Bitcoin Accumulation FAQs
What differentiates a Bitcoin accumulation company from a traditional Bitcoin miner and/or Bitcoin DAT?
A Bitcoin accumulation company buys and holds Bitcoin as its core strategy, aiming to grow long-term value through BTC appreciation.
A Bitcoin Digital Asset Treasury (DAT) is a company that raises capital specifically to acquire and hold crypto. DATs function like publicly traded vehicles whose value is tied directly to their Bitcoin reserves.To that end, people may invest in a DAT to gain some exposure to Bitcoin without having to directly manage crypto assets.
A Bitcoin miner produces new Bitcoin by running energy-intensive hardware and earns block rewards and fees.
Why do companies add Bitcoin to their corporate treasury?
Companies add Bitcoin to diversify reserves, manage currency exposure, and participate in the growth of the digital asset economy. Some view Bitcoin’s finite supply and global liquidity as features that complement cash, short-term securities, and commodities within a long-term capital allocation framework.
How do public companies accumulate Bitcoin?
Public companies typically accumulate Bitcoin through a mix of direct purchases, mining operations, and structured treasury programs approved by leadership. They use custodians, exchanges, or regulated products, and they document policies around position size, risk limits, and liquidity needs. All of this is disclosed through standard financial reporting and investor communications.
What is a Bitcoin treasury strategy?
A Bitcoin treasury strategy is a formal plan for how a company will acquire, hold, manage, and potentially deploy Bitcoin on its balance sheet. It often covers allocation targets, risk limits, custody arrangements, accounting treatment, and disclosure standards. The goal is to align Bitcoin exposure with overall corporate objectives and governance.
How does Bitcoin accumulation affect shareholder value?
Bitcoin accumulation can affect shareholder value by changing a company’s risk and return profile. If managed well, it can enhance long-term balance sheet strength and create upside tied to Bitcoin’s performance. Poorly designed strategies or excessive concentration, however, can add volatility and undermine investor confidence, which is why transparency and discipline matter.
What are the benefits of corporate Bitcoin accumulation?
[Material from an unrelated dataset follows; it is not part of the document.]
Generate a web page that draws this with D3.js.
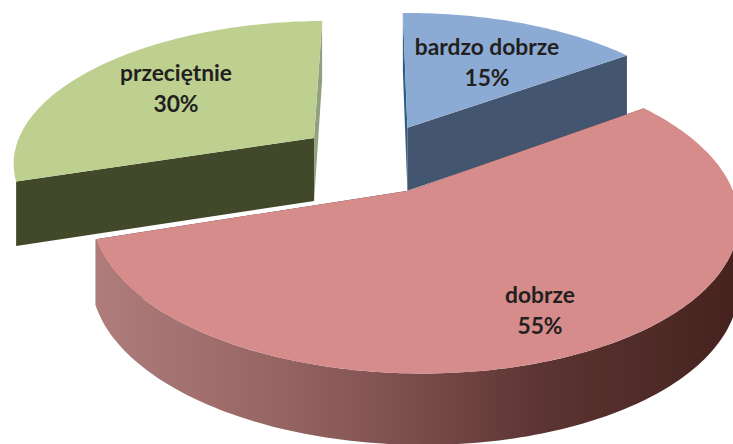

Corporate Bitcoin accumulation can provide diversification, potential long-term appreciation, and strategic positioning in the modern economy. For miners or energy-focused companies, it can also lead to improved monetization of infrastructure. When paired with clear policies and reporting, it may strengthen a company’s brand as forward-looking and aligned with emerging financial technology.
How is Bitcoin accumulation different from Bitcoin trading?
Bitcoin accumulation focuses on steadily building a position over time, often using recurring purchases, mining, or treasury policies. Trading focuses on frequent buy-and-sell transactions based on short-term price moves. Accumulation emphasizes discipline, planning, and governance. Trading emphasizes timing, market views, and higher turnover.
How do companies report Bitcoin holdings to investors?
Companies report their BTC holdings in financial statements, notes to financial statements, and regulatory filings, such as quarterly and annual reports. They generally disclose the amount of Bitcoin held, valuation approach, risks, and material changes in positions. Investor presentations and earnings calls may also discuss strategy, performance, and how Bitcoin fits within overall treasury management.
What does Satoshis Per Share (SPS) mean?
Satoshis per Share (SPS), or Sats per Share, is a measure of how many smaller units a single Bitcoin a company owns relative to the number of shares outstanding. One BTC is equal to 100 million satoshis. You can divide a company’s BTC holdings in Sats by the number of shares to get SPS.